Kepada para Duta Energi Sekolah, Bey menitipkan pesan di antaranya beberapa langkah dalam menjaga lingkungan dan mendukung energi terbarukan. Seperti menggunakan sepeda atau berjalan kaki saat berpergian, mencabut listrik dan mematikan lampu jika sudah tak dipakai, serta menghemat penggunaan air.
Sementara itu Kepala Dinas ESDM Jabar, Ai Saadiyah Dwidaningsih mengatakan bahwa pembangunan PLTS atap diharapkan dapat menjadi trigger dan stimulus program ke depan. Ia berharap agar mekanisme pembiayaan selanjutnya tidak hanya bergantung dari APBD provinsi.
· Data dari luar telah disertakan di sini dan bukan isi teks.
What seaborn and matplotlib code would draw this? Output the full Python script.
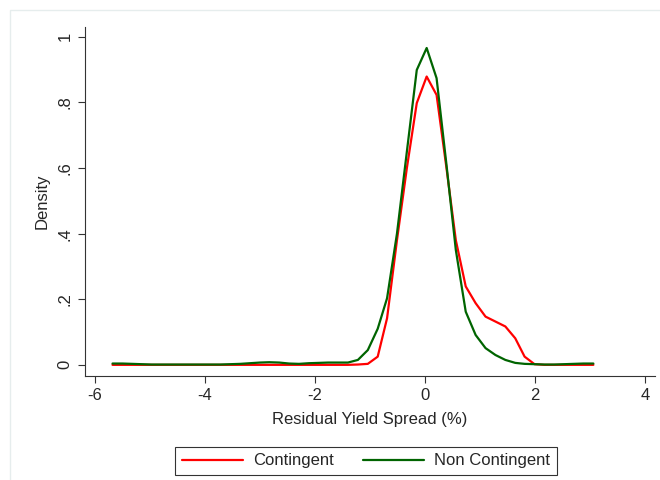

"Tapi kita akan membuka terkait pembiayaan lain, maka dalam forum ini kita diskusikan. Keterbatasan sejauh ini dari sisi anggaran, saya kira 7 sekolah ini bisa jadi stimulus berkembang ke depan. Kami sudah siap dengan bantuan dari British Embassy, memiliki 173 pra FS di sekolah seluruh Jabar," kata Ai.
Sementara itu Ketua DPRD Jabar, Buky Wibawa mengatakan program ini sangat apik dimulai dari sekolah. Sebab dengan program yang strategis dapat jadi sarana edukasi dan sosialisasi, sehingga siswa dibekali awareness transisi energi.
"Kami dari DPRD tentu saja menyambut baik upaya program ini dan paling kami juga patut mendukung dari sisi kebijakan, mungkin penganggaran termasuk pengawasan. Kami harap Provinsi Jawa Barat nanti jadi pelopor terbaik dalam sektor energi baru terbarukan ini," kata Buky.
"Hanya saja problemnya karena pemasangan tenaga surya di SMA ini biayanya mahal, jadi baru 30 persen di titik itu. Saya tadi tanya kenapa tidak 100 persen, ternyata terbentur biayanya mahal. Instalasinya mahal," sambung dia.